MÜSİAD, Sivas Şubesi'ni açtı
Açılışta konuşan MÜSİAD Genel Başkanı Vardan, "Türkiye'nin daha fazla çekişmeye ve zaman kaybetmeye tahammülü yoktur" dedi
SİVAS - Müstakil Sanayici ve İşadamları Derneği (MÜSİAD), Sivas Şubesi'ni açtı. Açılışta bir konuşma yapan Genel Başkanı Ömer Cihad Vardan, ekonominin güvene olduğu kadar siyasetin de güvene dayalı bir zemine ihtiyacı olduğunu belirterek, "Artık Türkiye'nin daha fazla çekişmeye ve zaman kaybetmeye tahammülü yoktur" dedi.
Vardan, MÜSİAD Sivas Şubesinin açılışı dolayısıyla düzenlenen gala yemeğinde yaptığı konuşmada, üye sayılarının 4 bin 700'e ulaştığını, üyelerinin sahip olduğu firma sayısının 15 bine yaklaştığını ve bu firmalarla, Türkiye'nin ihracatına, gayri safi yurt içi hasılaya yaptıkları katkılara ek olarak, ülke genelinde 1 milyon civarında istihdam sağladıklarını bildirdi.
Vardan, 24 Ekim'de Mardin şubelerini açtıklarını hatırlatarak, bugün de Sivas şubelerinin açılışını gerçekleştirdiklerini ve bundan sonra da sürdürmekte oldukları yeni şube açma ve temsilcilik oluşturma çalışmalarına devam edeceklerini söyledi.
Hedeflerinin, "Gücünü Anadolu'dan alan MÜSİAD" tabirini perçinlemek için Türkiye'de mümkün olabilen her bölgede MÜSİAD'ın bayrağını dalgalandırmak olduğunu dile getiren Vardan, şunları kaydetti:
"Bugün açılışını gerçekleştirdiğimiz şubemizin, Sivas ilinin tarımda, ticarette, sanayide ve turizmde mevcut olan potansiyelini daha verimli kullanmasına katkı sağlayacağına inanıyoruz.
İstanbul'da veya Sivas dışında diğer bölgelerde yerleşik Sivaslı iş adamlarımızın yatırımlarında kendi memleketlerini öncelikli olarak gündeme almalarını çok gerekli ve önemli buluyorum. Projelerini ortaya koysunlar. MÜSİAD Sivas Şubesi de bu plan ve projelerin tartışılacağı bir platform işlevi görecek ve projelerin gerçekleşmesi için bizatihi elini taşın altına koyacaktır."
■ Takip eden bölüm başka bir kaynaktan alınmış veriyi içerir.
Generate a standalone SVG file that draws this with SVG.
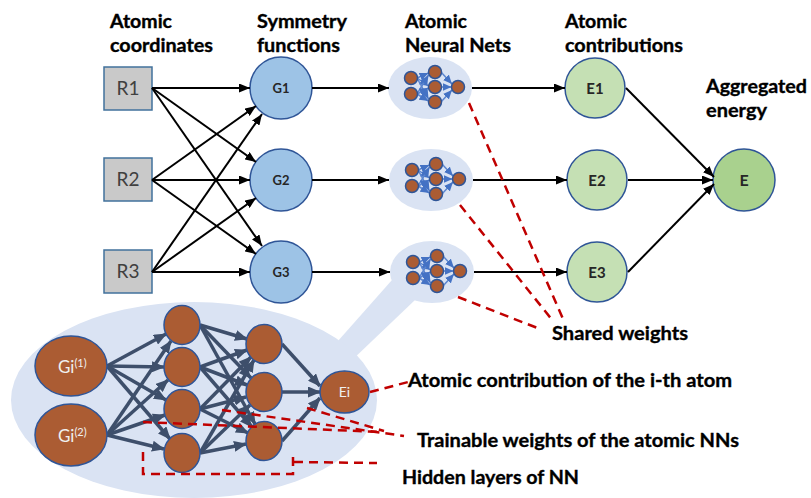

Sivas'tan bekledikleri silkinmenin aslında tüm Türkiye için de geçerli olduğuna dikkat çeken Vardan, sözlerini şöyle tamamladı:
"Bu nedenle beklentilerimizin ne kadar önemli olduğu, yapmamız gereken işlerin ne kadar çok olduğu gün gibi ortadır. Ne var ki, buna rağmen hala bazı gözler bu gerçekleri göremiyor ve bu nedenle ekonomimiz siyasi çekişmelerden bir türlü sıyrılamıyor. Ekonomimizin güvene ihtiyacı olduğu kadar siyasetin de yine güvene dayalı bir zemine ihtiyacı var. Oysa 2007 yılından bu yana siyasi çekişmelerden, güven bunalımından ve çeşitli istikrarsızlıklardan dolayı kaybettiğimiz hızın, ayaklarımıza vurulmuş prangalar gibi hala önümüze engeller çıkardığını hepimiz gördük. Gördük, ama anlaşılan bu yeterli değil. Artık vakit, ders alma vaktidir. Artık, Türkiye'nin daha fazla çekişmeye ve zaman kaybetmeye tahammülü yoktur."